Considering this potential, extrusion-cooking processing is an ideal method for transforming this type of pomace into functional food products [16]. This method is flexible and efficient because it continuously pushes raw material mixtures through a die, while controlling temperature, pressure, and shear [17,18,19]. The process shapes the material and enhances its texture, structure, and nutritional value. Adding nutrient-rich plant pomace enables the creation of food products with health benefits beyond basic nutrition [20,21,22]. This method helps retain and evenly distribute important bioactive compounds, such as fiber, vitamins, and antioxidants, in the final product [23].

Despite the wide potential of the extrusion-cooking process, achieving optimal conditions can be challenging due to the variable nature of plant-based extrudates. Unlike standard raw materials, pomace can differ greatly in terms of moisture content, particle size, fiber concentration, the quantity of fat, and the overall nutritional composition. These changes can influence process stability and the overall efficiency of the extrudates obtained. To ensure consistent results, the process settings must be precisely adjusted [24].

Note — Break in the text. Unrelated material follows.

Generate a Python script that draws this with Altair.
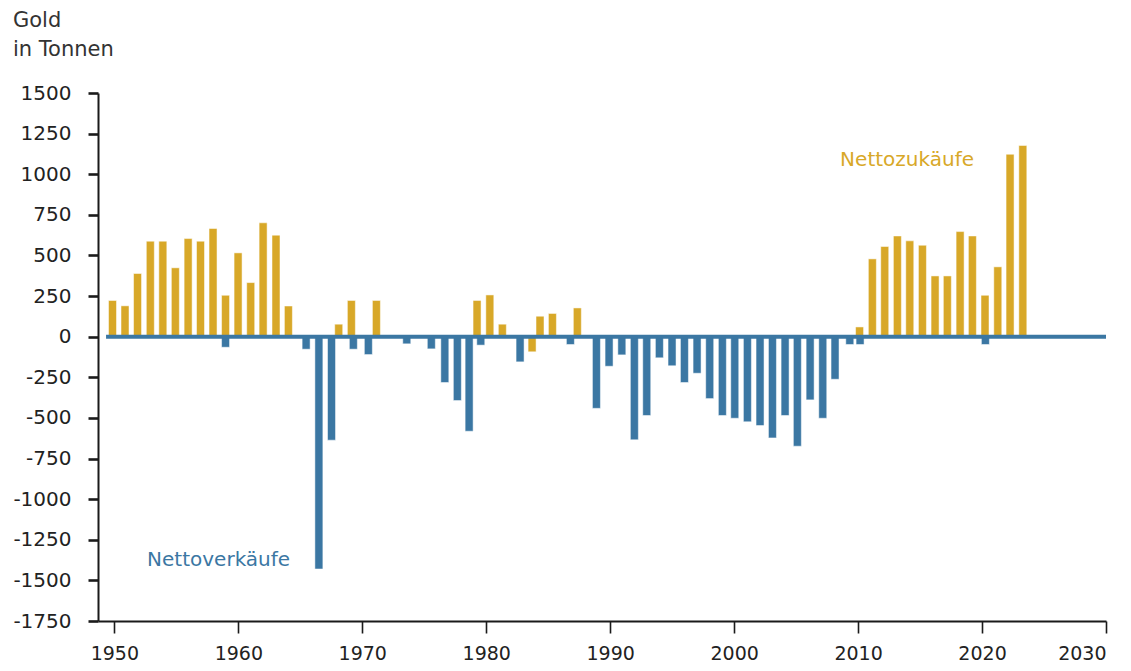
import altair as alt
import pandas as pd

# Positions in decimal years, values in tonnes
gold_t = [1949.85, 1950.86, 1951.87, 1952.90, 1953.91, 1954.92, 1955.95, 1956.95, 1957.96,
          1958.97, 1959.98, 1961.00, 1962.00, 1963.04, 1964.04, 1968.10, 1969.12, 1971.14,
          1979.26, 1980.29, 1981.30, 1983.70, 1984.34, 1985.34, 1987.35, 2010.12, 2011.15,
          2012.15, 2013.17, 2014.17, 2015.19, 2016.21, 2017.20, 2018.23, 2019.22, 2020.24,
          2021.27, 2022.26, 2023.29]
gold_v = [223, 190, 389, 588, 588, 424, 604, 588, 666, 255, 516, 333, 701, 625, 189,
          77, 223, 223, 223, 257, 77, -93, 126, 143, 177, 60, 479, 555, 620, 590, 563,
          374, 374, 647, 620, 255, 430, 1123, 1177]

blue_t = [1958.97, 1965.47, 1966.50, 1967.52, 1969.28, 1970.49, 1973.59, 1975.57, 1976.66,
          1977.67, 1978.62, 1979.56, 1982.73, 1986.79, 1988.89, 1989.91, 1990.94, 1991.95,
          1992.95, 1993.97, 1994.99, 1995.99, 1997.01, 1998.03, 1999.05, 2000.05, 2001.07,
          2002.09, 2003.09, 2004.11, 2005.10, 2006.13, 2007.15, 2008.14, 2009.33, 2010.16,
          2020.27]
blue_v = [-65, -77, -1430, -637, -77, -110, -44, -75, -282, -393, -582, -52, -155, -48,
          -441, -182, -112, -635, -485, -130, -179, -282, -225, -381, -485, -502, -524,
          -547, -623, -485, -674, -389, -502, -262, -48, -48, -48]

x_ticks = [1950, 1960, 1970, 1980, 1990, 2000, 2010, 2020, 2030]
y_ticks = list(range(-1750, 1501, 250))

labels = ["Nettozukäufe", "Nettoverkäufe"]
label_t = [2008.55, 1952.64]
label_v = [1086, -1375]

GOLD = "#D8A828"
BLUE = "#3B77A3"
FONT = "DejaVu Sans"

bars_df = pd.DataFrame({
    "t": gold_t + blue_t,
    "v": gold_v + blue_v,
    "s": ["gold"] * len(gold_t) + ["blue"] * len(blue_t),
})
zero_df = pd.DataFrame({"t": [1949.33], "t2": [2030], "v": [0]})
lab_df = pd.DataFrame({"label": labels, "t": label_t, "v": label_v, "s": ["gold", "blue"]})

xscale = alt.Scale(domain=[1948.68, 2030], nice=False, zero=False, padding=0)
yscale = alt.Scale(domain=[-1750, 1500], nice=False, padding=0)
cscale = alt.Scale(domain=["gold", "blue"], range=[GOLD, BLUE])

x_label_expr = "datum.value == 2030 ? '2030\u00a0' : '' + datum.value"

bars = alt.Chart(bars_df).mark_bar(
    size=8, stroke="white", strokeWidth=1, strokeOpacity=0.5
).encode(
    x=alt.X("t:Q", scale=xscale, title=None,
            axis=alt.Axis(values=x_ticks, labelExpr=x_label_expr, tickSize=12,
                          tickWidth=1.6, labelPadding=11, domainWidth=2, grid=False)),
    y=alt.Y("v:Q", scale=yscale, title=None,
            axis=alt.Axis(values=y_ticks, labelExpr="'' + datum.value", tickSize=10,
                          tickWidth=2.6, labelPadding=17, domainWidth=2, grid=False,
                          labelFontSize=20)),
    color=alt.Color("s:N", scale=cscale, legend=None),
)

zero = alt.Chart(zero_df).mark_rule(color=BLUE, strokeWidth=4).encode(
    x="t:Q", x2="t2:Q", y="v:Q"
)

text = alt.Chart(lab_df).mark_text(
    align="left", baseline="middle", fontSize=20, font=FONT
).encode(
    x="t:Q", y="v:Q", text="label:N",
    color=alt.Color("s:N", scale=cscale, legend=None),
)

chart = alt.layer(bars, zero, text).properties(
    width=1008, height=528,
    padding={"left": 90, "top": 85, "right": 17, "bottom": 41},
    autosize=alt.AutoSizeParams(type="none"),
    title=alt.TitleParams(
        ["Gold", "in Tonnen"], anchor="start", frame="group", orient="top",
        fontSize=21, font=FONT, fontWeight="normal", color="#333333",
        lineHeight=29, dx=-85, offset=23,
    ),
).configure_axis(
    labelFont=FONT, labelFontSize=19, labelColor="#222222",
    domainColor="#1a1a1a", tickColor="#1a1a1a",
).configure_view(stroke=None)

chart.save("out.html", embed_options={"renderer": "svg", "actions": False})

To achieve the desired product characteristics, adjustments often need to be made to major parameters, including screw speed, barrel temperature, and die configuration [25]. In some cases, modifications are required to the plasticization system and the overall application to manage the variability of extrudate properties. This iterative approach ensures the production of high-quality products that meet standards for texture, nutritional value, and sensory attributes [26].

Optimizing extrusion-cooking conditions is essential, not only for product quality but also for environmental and economic benefits. The efficient processing of pomace reduces waste, lowers energy and water consumption, and enhances the efficient use of raw materials, promoting sustainable production. Moreover, the ability to transform low-cost or underutilized by-products into nutritious food products offers significant economic advantages, establishing the extrusion-cooking process as a vital tool in sustainable food production [27].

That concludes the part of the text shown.